# Gravel hay pad



## umpire52 (Oct 26, 2011)

How thick would you make a gravel pad to store round bales on?

An interstate is getting built about a mile from the farm I bough some crushed limestone for just over 3 dollars a ton for a driveway to the barn.

Thinking about building a pad for round bale storage almost all the hay stored around here is outside and lots of spoilage. I put my best hay on barn but only have room for around 50 bales.

Hay would be lined up with tractor and fed with tractor so want it thick enough so the gravel will last and be able to do its job.
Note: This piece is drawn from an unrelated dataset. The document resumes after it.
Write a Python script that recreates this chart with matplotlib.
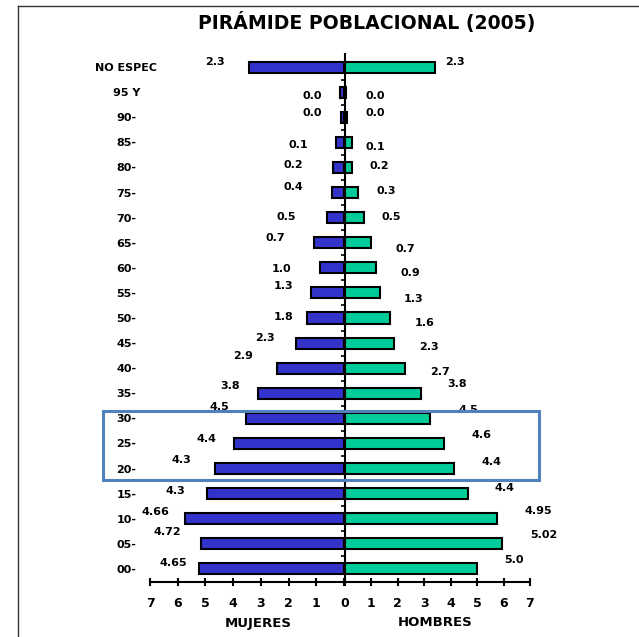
import numpy as np
import matplotlib
matplotlib.use("Agg")
import matplotlib.pyplot as plt
from matplotlib.patches import Rectangle
from matplotlib.lines import Line2D

# Step 1: data
grupos = ["NO ESPEC", "95 Y", "90-", "85-", "80-", "75-", "70-", "65-", "60-", "55-",
          "50-", "45-", "40-", "35-", "30-", "25-", "20-", "15-", "10-", "05-", "00-"]
mujeres = [3.43, 0.15, 0.12, 0.30, 0.40, 0.43, 0.62, 1.07, 0.88, 1.20,
           1.34, 1.75, 2.42, 3.12, 3.54, 3.98, 4.67, 4.96, 5.74, 5.17, 5.23]
hombres = [3.43, 0.05, 0.07, 0.29, 0.29, 0.51, 0.73, 1.00, 1.17, 1.32,
           1.71, 1.87, 2.26, 2.87, 3.23, 3.77, 4.14, 4.66, 5.77, 5.96, 4.99]
etiq_muj = ["2.3", "0.0", "0.0", "0.1", "0.2", "0.4", "0.5", "0.7", "1.0", "1.3",
            "1.8", "2.3", "2.9", "3.8", "4.5", "4.4", "4.3", "4.3", "4.66", "4.72", "4.65"]
etiq_hom = ["2.3", "0.0", "0.0", "0.1", "0.2", "0.3", "0.5", "0.7", "0.9", "1.3",
            "1.6", "2.3", "2.7", "3.8", "4.5", "4.6", "4.4", "4.4", "4.95", "5.02", "5.0"]
ticks_muj = ["", "1", "2", "3", "4", "5", "6", "7"]

# where the value labels sit (x in data units, y shift in pixels)
pos_muj_x = [5.02, 1.49, 1.49, 1.99, 2.20, 2.20, 2.42, 2.85, 2.61, 2.53,
             2.53, 3.19, 4.00, 4.45, 4.87, 5.34, 6.22, 6.43, 7.30, 6.88, 6.64]
pos_muj_dy = [-5, 4, -4, 3, -2, -6, -1, -5, 1, -7, -1, -5, -12, -7, -11, -4.5, -8.6, -3, -7, -12, -6]
pos_hom_x = [3.81, 0.80, 0.80, 0.80, 0.95, 1.21, 1.40, 1.92, 2.11, 2.24,
             2.65, 2.80, 3.22, 3.89, 4.29, 4.79, 5.17, 5.67, 6.80, 7.00, 6.01]
pos_hom_dy = [-5, 4, -4, 5, -1, -2, -1, 6, 5, 6, 5, 4, 4, -9, -8, -8.5, -7, -5.4, -8, -9, -9]

AZUL = "#3333CC"
VERDE = "#00CC99"

W, H = 639, 637
fig = plt.figure(figsize=(W / 100, H / 100), dpi=100)

row_px = 25.1
y = np.arange(len(grupos))
top_px, bot_px = 54.5, 581.5

ax_m = fig.add_axes([150 / W, 1 - bot_px / H, 194 / W, (bot_px - top_px) / H])
ax_h = fig.add_axes([344.7 / W, 1 - bot_px / H, 185.3 / W, (bot_px - top_px) / H])

# Step 2: bars
ax_m.barh(y, mujeres, height=0.44, color=AZUL, edgecolor="black", linewidth=1.5)
ax_h.barh(y, hombres, height=0.44, color=VERDE, edgecolor="black", linewidth=1.5)

for ax in (ax_m, ax_h):
    ax.set_ylim(len(grupos) - 0.5, -0.5)
    ax.set_xticks(range(0, 8))
    ax.spines["top"].set_visible(False)
    ax.spines["right"].set_visible(False)
    ax.spines["bottom"].set_linewidth(1.5)
    ax.tick_params(axis="x", direction="inout", length=6, width=1.5, pad=8)
    ax.patch.set_alpha(0)

ax_m.set_xlim(7, 0)
ax_h.set_xlim(0, 7)
ax_m.set_xticklabels(ticks_muj)
for ax in (ax_m, ax_h):
    for t in ax.get_xticklabels():
        t.set_fontweight("bold")
        t.set_fontsize(9)
ax_m.spines["left"].set_visible(False)
ax_h.spines["left"].set_linewidth(1.5)

# age group names on the left
ax_m.set_yticks(y)
ax_m.set_yticklabels(grupos, fontsize=8, fontweight="bold", ha="center")
ax_m.tick_params(axis="y", length=0, pad=17)

ax_h.set_yticks([])
ax_h.set_yticks(y[:-1] + 0.5, minor=True)
ax_h.tick_params(axis="y", which="minor", length=3, width=1.2, direction="out")

# Step 3: value labels
for i in range(len(grupos)):
    ax_m.text(pos_muj_x[i], i + pos_muj_dy[i] / row_px, etiq_muj[i], ha="left", va="center",
              fontsize=8, fontweight="bold", clip_on=False)
    ax_h.text(pos_hom_x[i], i + pos_hom_dy[i] / row_px, etiq_hom[i], ha="left", va="center",
              fontsize=8, fontweight="bold", clip_on=False)

# titles
fig.text(367 / W, 1 - 22 / H, "PIRÁMIDE POBLACIONAL (2005)", ha="center", va="center",
         fontsize=13.6, fontweight="bold")
fig.text(258 / W, 1 - 623 / H, "MUJERES", ha="center", va="center", fontsize=9.5, fontweight="bold")
fig.text(435 / W, 1 - 623 / H, "HOMBRES", ha="center", va="center", fontsize=9.5, fontweight="bold")

# highlight box round the 20-34 groups
fig.add_artist(Rectangle((103 / W, 1 - 480 / H), (539 - 103) / W, (480 - 410.7) / H,
                         transform=fig.transFigure, fill=False, edgecolor="#4F81BD", linewidth=2.2))

# page frame
fig.add_artist(Line2D([18 / W, 1], [1 - 6 / H, 1 - 6 / H], transform=fig.transFigure, color="#333333", lw=1))
fig.add_artist(Line2D([18 / W, 18 / W], [0, 1 - 6 / H], transform=fig.transFigure, color="#333333", lw=1))

fig.savefig("out.png", dpi=100)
The cinstruction people said build it up 10 inches but that seems excessive to me thought?

Jeff


----------



## Vol (Jul 5, 2009)

If the ground is not real soft where you want to put the pad 8" probably would be good.

Regards, Mike


----------



## Colby (Mar 5, 2012)

Ours is an old oil pad, about 12" deep


----------



## RockyHill (Apr 24, 2013)

We've learned that putting geotextile fabric under gravel is well worth the money & effort. Had a drive going into one barn that had been there for years but gravel about gone; didn't put the fabric down and wished we had when the new gravel worked down into the dirt.

Shelia


----------



## GawasFarm (Jul 10, 2013)

at 3 dollars a ton build it up thick and then you don't have to worry about it!


----------



## hay wilson in TX (Jan 28, 2009)

You want at least a 4" buffer from the earth. You want Septic Tank sized rocks. They are small enough to walk on but large enough that tires will not cut a groove in the rocks.

Pea Gravel is too small and water crossing rocks are too large.


----------



## weatherman (Dec 5, 2008)

RockyHill said:


> We've learned that putting geotextile fabric under gravel is well worth the money & effort. Had a drive going into one barn that had been there for years but gravel about gone; didn't put the fabric down and wished we had when the new gravel worked down into the dirt.
> 
> Shelia


I used geotextile fabric in my riding arena, paddocks and areas leading to the barns. Put the fabric down then a base of number 3's then the crushed limestone, 411's or 304's. The fabric will keep any aggragate from going to China. The 3's will allow drainage (grade should not be any more than 2%). The fabric should wick away the water. Most of the rain water will run off the pad with compacted crushed limestone and over time the fines will go where the water goes.


----------



## rjmoses (Apr 4, 2010)

My storage pad is 4" of CA6 (waste rock) under 4" of 2"+ rock. Pad is build on a 3-way crown for drainage.

You can see pictures in

http://www.haytalk.com/forums/topic/21718-rb-hay-trailer-and-storage-pad/?hl=storage

Ralph


----------



## shortrow (Feb 21, 2012)

RockyHill said:


> We've learned that putting geotextile fabric under gravel is well worth the money & effort. Had a drive going into one barn that had been there for years but gravel about gone; didn't put the fabric down and wished we had when the new gravel worked down into the dirt.
> 
> Shelia


Geotextile is expensive, but worth it in long run. I collect scraps and smaller pieces from work and use it as needed.


----------



## slowzuki (Mar 8, 2011)

Not the best but old carpet works as a poor mans geo textile. Sometimes can find large quantities. I'm assuming synthetic lasts better but have used wool/jute


----------



## RockyHill (Apr 24, 2013)

we considered using old carpet but couldn't find out for sure if it would hold up. Nephew is a civil engineer and he highly recommended the geotextile assured us we would be satisfied


----------